→ TASK INSTRUCTIONS: Reproduce, character for character, the lines below from the first through the one with "(0,0) rectangle (1236,501);". Leave pictures out.

----

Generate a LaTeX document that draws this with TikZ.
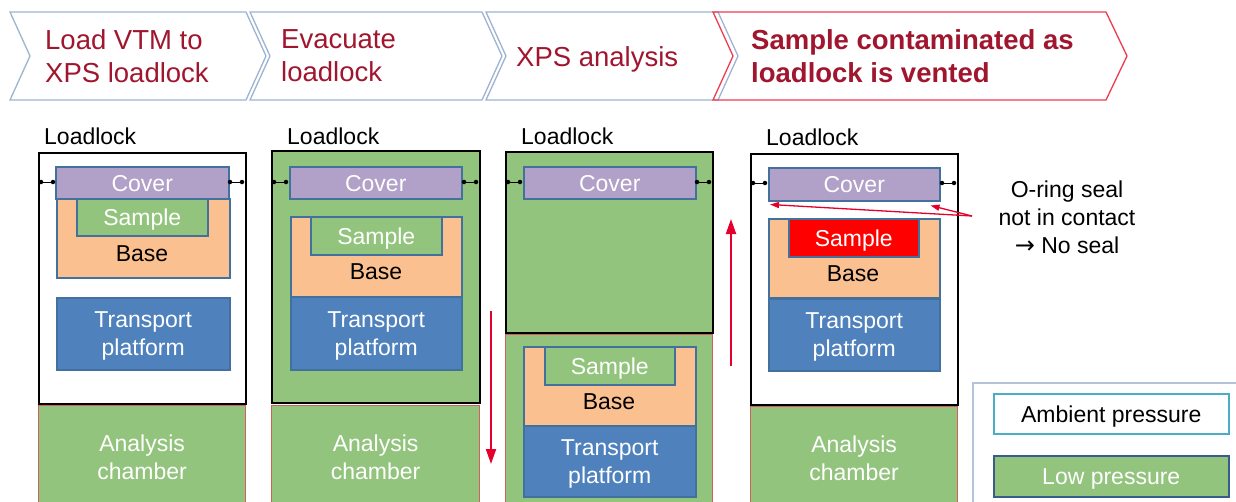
\documentclass[tikz,border=0pt]{standalone}
\usepackage{fontspec}
\setmainfont{Liberation Sans}
\newfontfamily\symbolfont{DejaVu Sans}
\usetikzlibrary{arrows.meta,calc}
\definecolor{lowgreen}{HTML}{93C47D}
\definecolor{basefill}{HTML}{FAC090}
\definecolor{coverfill}{HTML}{B1A0C7}
\definecolor{platform}{HTML}{4F81BD}
\definecolor{edgeblue}{HTML}{41719C}
\definecolor{chamberedge}{HTML}{D0605A}
\definecolor{arrowred}{HTML}{E4002B}
\definecolor{steptext}{HTML}{A0162E}
\definecolor{stepedge}{HTML}{9DB3CF}
\definecolor{stepred}{HTML}{EE3A50}
\definecolor{ambientedge}{HTML}{4BACC6}
\definecolor{legendedge}{HTML}{B4C3D8}
\definecolor{lowedge}{HTML}{385D8A}
\begin{document}
\begin{tikzpicture}[x=1pt,y=-1pt,
  txt/.style={font=\fontsize{23}{28}\selectfont},
  oneline/.style={text height=17pt, text depth=0.5pt},
  part/.style={txt, draw=edgeblue, line width=1.5pt, anchor=north west,
    inner sep=0pt, text=white, align=center},
  coverbox/.style={part, oneline, fill=coverfill},
  basebox/.style={part, fill=basefill},
  samplebox/.style={part, oneline, fill=lowgreen},
  platformbox/.style={part, text depth=0pt, fill=platform},
  lockbox/.style={draw=black, line width=2pt, anchor=north west, inner sep=0pt},
  chamberbox/.style={txt, draw=chamberedge, line width=1.2pt, fill=lowgreen,
    anchor=north west, inner sep=0pt, text=white, align=center},
  seal/.style={circle, fill=black, inner sep=0pt, minimum size=4.5pt},
  sealline/.style={black, line width=1pt},
  locklabel/.style={txt, anchor=base west, inner sep=0pt},
  steplabel/.style={font=\fontsize{27.5}{33}\selectfont, text=steptext,
    anchor=west, align=left, inner sep=0pt},
  stepframe/.style={draw=stepedge, line width=1.3pt},
  moveto/.style={arrowred, line width=2pt, -{Triangle[length=15pt,width=10pt]}},
  pointer/.style={arrowred, line width=1.3pt, -{Triangle[length=9pt,width=6pt]}}
]
\useasboundingbox (0,0) rectangle (1236,501);

% ---- process steps ----
\draw[stepframe] (10,12) -- (246,12) -- (266,56) -- (246,100) -- (10,100) -- (30,56) -- cycle;
\draw[stepframe] (250,12) -- (482,12) -- (502,56) -- (482,100) -- (250,100) -- (270,56) -- cycle;
\draw[stepframe] (486,12) -- (718,12) -- (738,56) -- (718,100) -- (486,100) -- (506,56) -- cycle;
\draw[stepframe, draw=stepred] (713,12) -- (1106,12) -- (1127,56) -- (1106,100) -- (713,100) -- (733,56) -- cycle;
\node[steplabel] (st1) at (45,56) {Load VTM to\\XPS loadlock};
\node[steplabel] (st2) at (281,56) {Evacuate\\loadlock};
\node[steplabel, text height=20pt, text depth=0pt] (st3) at (516,56) {XPS analysis};
\node[steplabel, font=\fontsize{27.5}{33}\selectfont\bfseries] (st4) at (751,56) {Sample contaminated as\\loadlock is vented};

% ---- column 1: sample loaded, loadlock at ambient pressure ----
\node[locklabel] (l1) at (44,144) {Loadlock};
\node[lockbox, fill=white, minimum width=207, minimum height=251] (lock1) at (38,152) {};
\node[chamberbox, minimum width=207, minimum height=103] (ch1) at (38,405) {Analysis\\chamber};
\node[basebox, minimum width=173, minimum height=79] (b1) at (56,198) {};
\node[samplebox, minimum width=131, minimum height=37] (sa1) at (76,198) {Sample};
\node[txt, oneline] (bt1) at (142,253) {Base};
\node[coverbox, minimum width=173, minimum height=32] (c1) at (55,166) {Cover};
\node[platformbox, minimum width=173, minimum height=72] (p1) at (56,297) {Transport\\platform};
\node[seal] (s1a) at (41,182) {}; \node[seal] (s1b) at (53,182) {};
\node[seal] (s1c) at (230,182) {}; \node[seal] (s1d) at (242,182) {};
\draw[sealline] (s1a) -- (s1b); \draw[sealline] (s1c) -- (s1d);

% ---- column 2: loadlock evacuated ----
\node[locklabel] (l2) at (287,144) {Loadlock};
\node[lockbox, fill=lowgreen, minimum width=208, minimum height=252] (lock2) at (271,150) {};
\node[chamberbox, minimum width=208, minimum height=103] (ch2) at (271,405) {Analysis\\chamber};
\node[basebox, minimum width=171, minimum height=80] (b2) at (290,216) {};
\node[samplebox, minimum width=131, minimum height=38] (sa2) at (310,216) {Sample};
\node[txt, oneline] (bt2) at (376,271) {Base};
\node[platformbox, minimum width=171, minimum height=73] (p2) at (290,296) {Transport\\platform};
\node[coverbox, minimum width=172, minimum height=32] (c2) at (289,166) {Cover};
\node[seal] (s2a) at (274,182) {}; \node[seal] (s2b) at (286,182) {};
\node[seal] (s2c) at (464,182) {}; \node[seal] (s2d) at (476,182) {};
\draw[sealline] (s2a) -- (s2b); \draw[sealline] (s2c) -- (s2d);
\coordinate (down1) at (491,311);
\coordinate (down2) at (491,464);
\draw[moveto] (down1) -- (down2);

% ---- column 3: sample in the analysis chamber ----
\node[locklabel] (l3) at (521,144) {Loadlock};
\node[lockbox, fill=lowgreen, minimum width=207, minimum height=181] (lock3) at (505,151) {};
\node[chamberbox, minimum width=207, minimum height=175] (ch3) at (505,334) {};
\node[coverbox, minimum width=172, minimum height=32] (c3) at (523,166) {Cover};
\node[seal] (s3a) at (508,182) {}; \node[seal] (s3b) at (520,182) {};
\node[seal] (s3c) at (697,182) {}; \node[seal] (s3d) at (709,182) {};
\draw[sealline] (s3a) -- (s3b); \draw[sealline] (s3c) -- (s3d);
\node[basebox, minimum width=172, minimum height=79] (b3) at (523,346) {};
\node[samplebox, minimum width=130, minimum height=38] (sa3) at (544,346) {Sample};
\node[txt, oneline] (bt3) at (609,401) {Base};
\node[platformbox, minimum width=172, minimum height=71] (p3) at (523,425) {Transport\\platform};
\coordinate (up1) at (731,366);
\coordinate (up2) at (731,219);
\draw[moveto] (up1) -- (up2);

% ---- column 4: loadlock vented ----
\node[locklabel] (l4) at (766,145) {Loadlock};
\node[lockbox, fill=white, minimum width=207, minimum height=251] (lock4) at (750,153) {};
\node[chamberbox, minimum width=207, minimum height=103] (ch4) at (750,406) {Analysis\\chamber};
\node[coverbox, minimum width=171, minimum height=33] (c4) at (768,167) {Cover};
\node[basebox, minimum width=171, minimum height=79] (b4) at (768,218) {};
\node[samplebox, fill=red, minimum width=130, minimum height=38] (sa4) at (788,218) {Sample};
\node[txt, oneline] (bt4) at (853,273) {Base};
\node[platformbox, minimum width=171, minimum height=72] (p4) at (768,298) {Transport\\platform};
\node[seal] (s4a) at (753,183) {}; \node[seal] (s4b) at (765,183) {};
\node[seal] (s4c) at (942,183) {}; \node[seal] (s4d) at (954,183) {};
\draw[sealline] (s4a) -- (s4b); \draw[sealline] (s4c) -- (s4d);
\node[txt, align=center] (note) at (1067,217) {O-ring seal\\not in contact\\{\symbolfont\fontsize{24}{28}\selectfont →} No seal};
\coordinate (gap) at (972,216);
\draw[pointer] (gap) -- ($(c4.south west)+(2,3)$);
\draw[pointer] (gap) -- ($(c4.south east)+(-10,4)$);

% ---- legend ----
\draw[legendedge, line width=1.2pt] (973,383) rectangle (1245,510);
\node[txt, oneline, draw=ambientedge, line width=1.5pt, fill=white, anchor=north west,
  inner sep=0pt, minimum width=235, minimum height=40] (amb) at (993,393) {Ambient pressure};
\node[txt, oneline, draw=lowedge, line width=1.5pt, fill=lowgreen, text=white, anchor=north west,
  inner sep=0pt, minimum width=235, minimum height=41] (low) at (993,455) {Low pressure};
\end{tikzpicture}
\end{document}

----

→ ANSWER FOR THE TASK:
Generate a LaTeX document that draws this with TikZ.
\documentclass[tikz,border=0pt]{standalone}
\usepackage{fontspec}
\setmainfont{Liberation Sans}
\newfontfamily\symbolfont{DejaVu Sans}
\usetikzlibrary{arrows.meta,calc}
\definecolor{lowgreen}{HTML}{93C47D}
\definecolor{basefill}{HTML}{FAC090}
\definecolor{coverfill}{HTML}{B1A0C7}
\definecolor{platform}{HTML}{4F81BD}
\definecolor{edgeblue}{HTML}{41719C}
\definecolor{chamberedge}{HTML}{D0605A}
\definecolor{arrowred}{HTML}{E4002B}
\definecolor{steptext}{HTML}{A0162E}
\definecolor{stepedge}{HTML}{9DB3CF}
\definecolor{stepred}{HTML}{EE3A50}
\definecolor{ambientedge}{HTML}{4BACC6}
\definecolor{legendedge}{HTML}{B4C3D8}
\definecolor{lowedge}{HTML}{385D8A}
\begin{document}
\begin{tikzpicture}[x=1pt,y=-1pt,
  txt/.style={font=\fontsize{23}{28}\selectfont},
  oneline/.style={text height=17pt, text depth=0.5pt},
  part/.style={txt, draw=edgeblue, line width=1.5pt, anchor=north west,
    inner sep=0pt, text=white, align=center},
  coverbox/.style={part, oneline, fill=coverfill},
  basebox/.style={part, fill=basefill},
  samplebox/.style={part, oneline, fill=lowgreen},
  platformbox/.style={part, text depth=0pt, fill=platform},
  lockbox/.style={draw=black, line width=2pt, anchor=north west, inner sep=0pt},
  chamberbox/.style={txt, draw=chamberedge, line width=1.2pt, fill=lowgreen,
    anchor=north west, inner sep=0pt, text=white, align=center},
  seal/.style={circle, fill=black, inner sep=0pt, minimum size=4.5pt},
  sealline/.style={black, line width=1pt},
  locklabel/.style={txt, anchor=base west, inner sep=0pt},
  steplabel/.style={font=\fontsize{27.5}{33}\selectfont, text=steptext,
    anchor=west, align=left, inner sep=0pt},
  stepframe/.style={draw=stepedge, line width=1.3pt},
  moveto/.style={arrowred, line width=2pt, -{Triangle[length=15pt,width=10pt]}},
  pointer/.style={arrowred, line width=1.3pt, -{Triangle[length=9pt,width=6pt]}}
]
\useasboundingbox (0,0) rectangle (1236,501);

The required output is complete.